Leave out the pictures and transcribe everything else exactly.

..........

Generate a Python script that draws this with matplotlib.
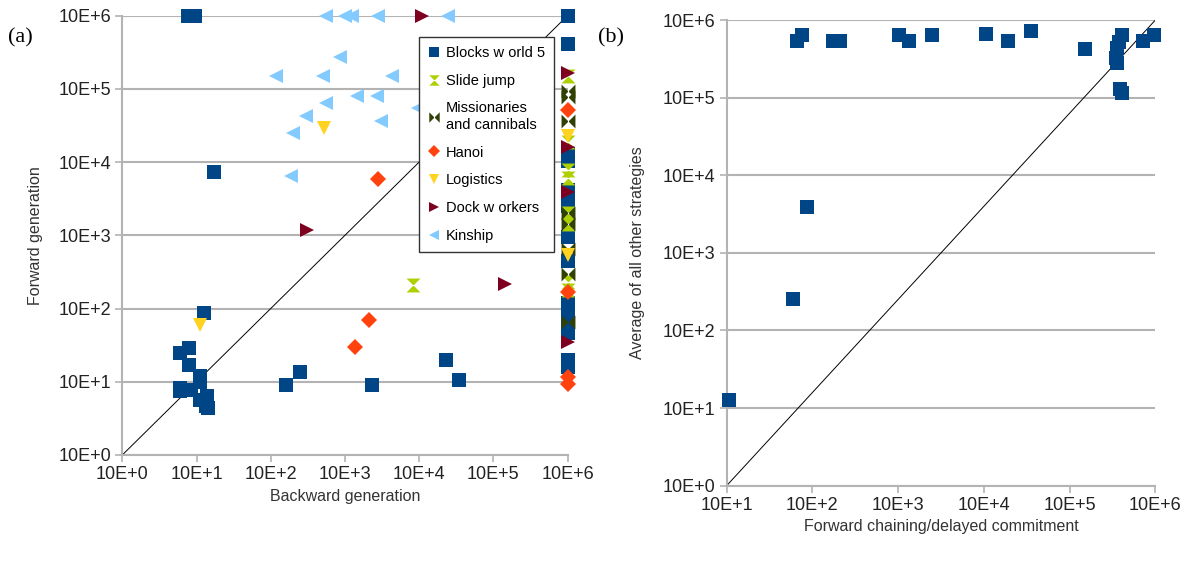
import numpy as np
import matplotlib
matplotlib.use('Agg')
import matplotlib.pyplot as plt
from matplotlib.path import Path

plt.rcParams['font.family'] = ['Liberation Sans', 'DejaVu Sans']

# ---- panel (a): backward generation (x) vs forward generation (y) ----
blocks_x = [7.6, 9.5, 17, 12.7, 6, 8, 8, 11, 6, 8.5, 11, 14, 14.5, 6, 11, 13.5,
            162, 245, 2290, 22900, 35000,
            1e6, 1e6, 1e6, 1e6, 1e6, 1e6, 1e6, 1e6, 1e6, 1e6, 1e6, 1e6, 1e6, 1e6, 1e6]
blocks_y = [1e6, 1e6, 7400, 87, 25, 29, 17, 12, 7.6, 7.8, 10, 6.3, 4.4, 8.1, 5.6, 4.6,
            9, 13.8, 9, 19.9, 10.5,
            1e6, 4.1e5, 1.3e4, 1.05e4, 4200, 3000, 950, 440, 118, 87, 63, 46, 20, 16, 2500]

slide_x = [8300, 1e6, 1e6, 1e6, 1e6, 1e6, 1e6, 1e6, 1e6]
slide_y = [209, 1.5e5, 1.86e4, 7800, 6000, 2000, 1450, 230, 178]

miss_x = [1e6, 1e6, 1e6, 1e6, 1e6, 1e6, 1e6, 1e6]
miss_y = [9.5e4, 7.8e4, 3.7e4, 2000, 1450, 660, 300, 66]

hanoi_x = [2750, 1350, 2140, 1e6, 1e6, 1e6, 1e6]
hanoi_y = [5900, 30, 69, 5.1e4, 170, 11.7, 9.3]

logis_x = [525, 11, 1e6, 1e6]
logis_y = [2.9e4, 59, 2.3e4, 540]

dock_x = [11000, 310, 145000, 1e6, 1e6, 1e6, 1e6]
dock_y = [1e6, 1180, 214, 1.66e5, 1.6e4, 3900, 35]

kin_x = [550, 1000, 1230, 2750, 24500, 870, 117, 513, 4270, 1450, 2690, 560, 9800,
         300, 3100, 200, 186]
kin_y = [1e6, 1e6, 1e6, 1e6, 1e6, 2.75e5, 1.48e5, 1.51e5, 1.51e5, 8.1e4, 8.1e4, 6.5e4,
         5.4e4, 4.2e4, 3.7e4, 2.5e4, 6500]

# ---- panel (b): forward chaining/delayed commitment vs average of others ----
fc_x = [10.7, 59, 87, 66, 76, 174, 209, 1020, 1350, 2450, 10700, 19000, 35500,
        151000, 407000, 372000, 355000, 347000, 355000, 389000, 407000, 724000, 955000]
fc_y = [12.6, 257, 3900, 5.4e5, 6.5e5, 5.4e5, 5.4e5, 6.5e5, 5.4e5, 6.5e5, 6.6e5,
        5.4e5, 7.2e5, 4.2e5, 6.5e5, 5.2e5, 4.3e5, 3.2e5, 2.8e5, 1.28e5, 1.15e5,
        5.4e5, 6.5e5]

ticks_a = [10 ** k for k in range(0, 7)]
ticks_bx = [10 ** k for k in range(1, 7)]

# custom markers
hourglass = Path([(-1, 1), (1, 1), (-1, -1), (1, -1), (-1, 1)],
                 [Path.MOVETO, Path.LINETO, Path.LINETO, Path.LINETO, Path.CLOSEPOLY])
bowtie = Path([(-1, 1), (-1, -1), (1, 1), (1, -1), (-1, 1)],
              [Path.MOVETO, Path.LINETO, Path.LINETO, Path.LINETO, Path.CLOSEPOLY])

GRID = '#b3b3b3'


def style_axes(ax, xt, yt):
    ax.set_xscale('log')
    ax.set_yscale('log')
    ax.set_xlim(xt[0], xt[-1])
    ax.set_ylim(yt[0], yt[-1])
    ax.set_xticks(xt)
    ax.set_yticks(yt)
    ax.set_xticklabels(['10E+%d' % int(round(np.log10(v))) for v in xt])
    ax.set_yticklabels(['10E+%d' % int(round(np.log10(v))) for v in yt])
    ax.minorticks_off()
    ax.tick_params(which='major', direction='out', length=5, width=1.2, color=GRID,
                   labelsize=13, labelcolor='#222222', pad=3)
    for s in ['top', 'right']:
        ax.spines[s].set_visible(False)
    for s in ['left', 'bottom']:
        ax.spines[s].set_color(GRID)
        ax.spines[s].set_linewidth(1.5)
    ax.yaxis.grid(True, color=GRID, linewidth=1.5)
    ax.set_axisbelow(True)


fig = plt.figure(figsize=(11.92, 5.62), dpi=100)

ax1 = fig.add_axes([0.1026, 0.1904, 0.3735, 0.7817])
style_axes(ax1, ticks_a, ticks_a)
ax1.plot([1, 1e6], [1, 1e6], color='black', linewidth=0.7, zorder=2)
ms = 10
ax1.plot(blocks_x, blocks_y, 's', color='#004586', ms=ms, mew=0, label='Blocks w orld 5', zorder=3, clip_on=False)
ax1.plot(slide_x, slide_y, marker=hourglass, ls='none', color='#aecf00', ms=10, mew=0, label='Slide jump', zorder=3, clip_on=False)
ax1.plot(miss_x, miss_y, marker=bowtie, ls='none', color='#314004', ms=10, mew=0,
         label='Missionaries\nand cannibals', zorder=3, clip_on=False)
ax1.plot(hanoi_x, hanoi_y, 'D', color='#ff420e', ms=8, mew=0, label='Hanoi', zorder=3, clip_on=False)
ax1.plot(logis_x, logis_y, 'v', color='#ffd320', ms=10, mew=0, label='Logistics', zorder=3, clip_on=False)
ax1.plot(dock_x, dock_y, '>', color='#7e0021', ms=10, mew=0, label='Dock w orkers', zorder=3, clip_on=False)
ax1.plot(kin_x, kin_y, '<', color='#83caff', ms=10, mew=0, label='Kinship', zorder=3, clip_on=False)
ax1.set_xlabel('Backward generation', fontsize=11.5, color='#333333', labelpad=4)
ax1.set_ylabel('Forward generation', fontsize=11.5, color='#333333', labelpad=11)
leg = ax1.legend(loc='upper right', bbox_to_anchor=(0.985, 0.968), fontsize=10.5, markerscale=0.75,
                 handlelength=0.8, handletextpad=0.4, borderpad=0.6, labelspacing=0.95,
                 fancybox=False, framealpha=1, edgecolor='#333333')
leg.get_frame().set_linewidth(1.0)
leg.set_zorder(5)

ax2 = fig.add_axes([0.6096, 0.1358, 0.3597, 0.8286])
style_axes(ax2, ticks_bx, ticks_a)
ax2.plot([10, 1e6], [1, 1e6], color='black', linewidth=0.7, zorder=2)
ax2.plot(fc_x, fc_y, 's', color='#004586', ms=ms, mew=0, zorder=3, clip_on=False)
ax2.set_xlabel('Forward chaining/delayed commitment', fontsize=11.5, color='#333333', labelpad=4)
ax2.set_ylabel('Average of all other strategies', fontsize=11.5, color='#333333', labelpad=13)

fig.text(0.007, 0.925, '(a)', fontsize=16, family=['Liberation Serif', 'DejaVu Serif'])
fig.text(0.502, 0.925, '(b)', fontsize=16, family=['Liberation Serif', 'DejaVu Serif'])

fig.savefig('out.png', dpi=100)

..........

[SOLUTION FOR THIS TASK]
Generate a Python script that draws this with matplotlib.
import numpy as np
import matplotlib
matplotlib.use('Agg')
import matplotlib.pyplot as plt
from matplotlib.path import Path

plt.rcParams['font.family'] = ['Liberation Sans', 'DejaVu Sans']

# ---- panel (a): backward generation (x) vs forward generation (y) ----
blocks_x = [7.6, 9.5, 17, 12.7, 6, 8, 8, 11, 6, 8.5, 11, 14, 14.5, 6, 11, 13.5,
            162, 245, 2290, 22900, 35000,
            1e6, 1e6, 1e6, 1e6, 1e6, 1e6, 1e6, 1e6, 1e6, 1e6, 1e6, 1e6, 1e6, 1e6, 1e6]
blocks_y = [1e6, 1e6, 7400, 87, 25, 29, 17, 12, 7.6, 7.8, 10, 6.3, 4.4, 8.1, 5.6, 4.6,
            9, 13.8, 9, 19.9, 10.5,
            1e6, 4.1e5, 1.3e4, 1.05e4, 4200, 3000, 950, 440, 118, 87, 63, 46, 20, 16, 2500]

slide_x = [8300, 1e6, 1e6, 1e6, 1e6, 1e6, 1e6, 1e6, 1e6]
slide_y = [209, 1.5e5, 1.86e4, 7800, 6000, 2000, 1450, 230, 178]

miss_x = [1e6, 1e6, 1e6, 1e6, 1e6, 1e6, 1e6, 1e6]
miss_y = [9.5e4, 7.8e4, 3.7e4, 2000, 1450, 660, 300, 66]

hanoi_x = [2750, 1350, 2140, 1e6, 1e6, 1e6, 1e6]
hanoi_y = [5900, 30, 69, 5.1e4, 170, 11.7, 9.3]

logis_x = [525, 11, 1e6, 1e6]
logis_y = [2.9e4, 59, 2.3e4, 540]

dock_x = [11000, 310, 145000, 1e6, 1e6, 1e6, 1e6]
dock_y = [1e6, 1180, 214, 1.66e5, 1.6e4, 3900, 35]

kin_x = [550, 1000, 1230, 2750, 24500, 870, 117, 513, 4270, 1450, 2690, 560, 9800,
         300, 3100, 200, 186]
kin_y = [1e6, 1e6, 1e6, 1e6, 1e6, 2.75e5, 1.48e5, 1.51e5, 1.51e5, 8.1e4, 8.1e4, 6.5e4,
         5.4e4, 4.2e4, 3.7e4, 2.5e4, 6500]

# ---- panel (b): forward chaining/delayed commitment vs average of others ----
fc_x = [10.7, 59, 87, 66, 76, 174, 209, 1020, 1350, 2450, 10700, 19000, 35500,
        151000, 407000, 372000, 355000, 347000, 355000, 389000, 407000, 724000, 955000]
fc_y = [12.6, 257, 3900, 5.4e5, 6.5e5, 5.4e5, 5.4e5, 6.5e5, 5.4e5, 6.5e5, 6.6e5,
        5.4e5, 7.2e5, 4.2e5, 6.5e5, 5.2e5, 4.3e5, 3.2e5, 2.8e5, 1.28e5, 1.15e5,
        5.4e5, 6.5e5]

ticks_a = [10 ** k for k in range(0, 7)]
ticks_bx = [10 ** k for k in range(1, 7)]

# custom markers
hourglass = Path([(-1, 1), (1, 1), (-1, -1), (1, -1), (-1, 1)],
                 [Path.MOVETO, Path.LINETO, Path.LINETO, Path.LINETO, Path.CLOSEPOLY])
bowtie = Path([(-1, 1), (-1, -1), (1, 1), (1, -1), (-1, 1)],
              [Path.MOVETO, Path.LINETO, Path.LINETO, Path.LINETO, Path.CLOSEPOLY])

GRID = '#b3b3b3'


def style_axes(ax, xt, yt):
    ax.set_xscale('log')
    ax.set_yscale('log')
    ax.set_xlim(xt[0], xt[-1])
    ax.set_ylim(yt[0], yt[-1])
    ax.set_xticks(xt)
    ax.set_yticks(yt)
    ax.set_xticklabels(['10E+%d' % int(round(np.log10(v))) for v in xt])
    ax.set_yticklabels(['10E+%d' % int(round(np.log10(v))) for v in yt])
    ax.minorticks_off()
    ax.tick_params(which='major', direction='out', length=5, width=1.2, color=GRID,
                   labelsize=13, labelcolor='#222222', pad=3)
    for s in ['top', 'right']:
        ax.spines[s].set_visible(False)
    for s in ['left', 'bottom']:
        ax.spines[s].set_color(GRID)
        ax.spines[s].set_linewidth(1.5)
    ax.yaxis.grid(True, color=GRID, linewidth=1.5)
    ax.set_axisbelow(True)


fig = plt.figure(figsize=(11.92, 5.62), dpi=100)

ax1 = fig.add_axes([0.1026, 0.1904, 0.3735, 0.7817])
style_axes(ax1, ticks_a, ticks_a)
ax1.plot([1, 1e6], [1, 1e6], color='black', linewidth=0.7, zorder=2)
ms = 10
ax1.plot(blocks_x, blocks_y, 's', color='#004586', ms=ms, mew=0, label='Blocks w orld 5', zorder=3, clip_on=False)
ax1.plot(slide_x, slide_y, marker=hourglass, ls='none', color='#aecf00', ms=10, mew=0, label='Slide jump', zorder=3, clip_on=False)
ax1.plot(miss_x, miss_y, marker=bowtie, ls='none', color='#314004', ms=10, mew=0,
         label='Missionaries\nand cannibals', zorder=3, clip_on=False)
ax1.plot(hanoi_x, hanoi_y, 'D', color='#ff420e', ms=8, mew=0, label='Hanoi', zorder=3, clip_on=False)
ax1.plot(logis_x, logis_y, 'v', color='#ffd320', ms=10, mew=0, label='Logistics', zorder=3, clip_on=False)
ax1.plot(dock_x, dock_y, '>', color='#7e0021', ms=10, mew=0, label='Dock w orkers', zorder=3, clip_on=False)
ax1.plot(kin_x, kin_y, '<', color='#83caff', ms=10, mew=0, label='Kinship', zorder=3, clip_on=False)
ax1.set_xlabel('Backward generation', fontsize=11.5, color='#333333', labelpad=4)
ax1.set_ylabel('Forward generation', fontsize=11.5, color='#333333', labelpad=11)
leg = ax1.legend(loc='upper right', bbox_to_anchor=(0.985, 0.968), fontsize=10.5, markerscale=0.75,
                 handlelength=0.8, handletextpad=0.4, borderpad=0.6, labelspacing=0.95,
                 fancybox=False, framealpha=1, edgecolor='#333333')
leg.get_frame().set_linewidth(1.0)
leg.set_zorder(5)

ax2 = fig.add_axes([0.6096, 0.1358, 0.3597, 0.8286])
style_axes(ax2, ticks_bx, ticks_a)
ax2.plot([10, 1e6], [1, 1e6], color='black', linewidth=0.7, zorder=2)
ax2.plot(fc_x, fc_y, 's', color='#004586', ms=ms, mew=0, zorder=3, clip_on=False)
ax2.set_xlabel('Forward chaining/delayed commitment', fontsize=11.5, color='#333333', labelpad=4)
ax2.set_ylabel('Average of all other strategies', fontsize=11.5, color='#333333', labelpad=13)

fig.text(0.007, 0.925, '(a)', fontsize=16, family=['Liberation Serif', 'DejaVu Serif'])
fig.text(0.502, 0.925, '(b)', fontsize=16, family=['Liberation Serif', 'DejaVu Serif'])

fig.savefig('out.png', dpi=100)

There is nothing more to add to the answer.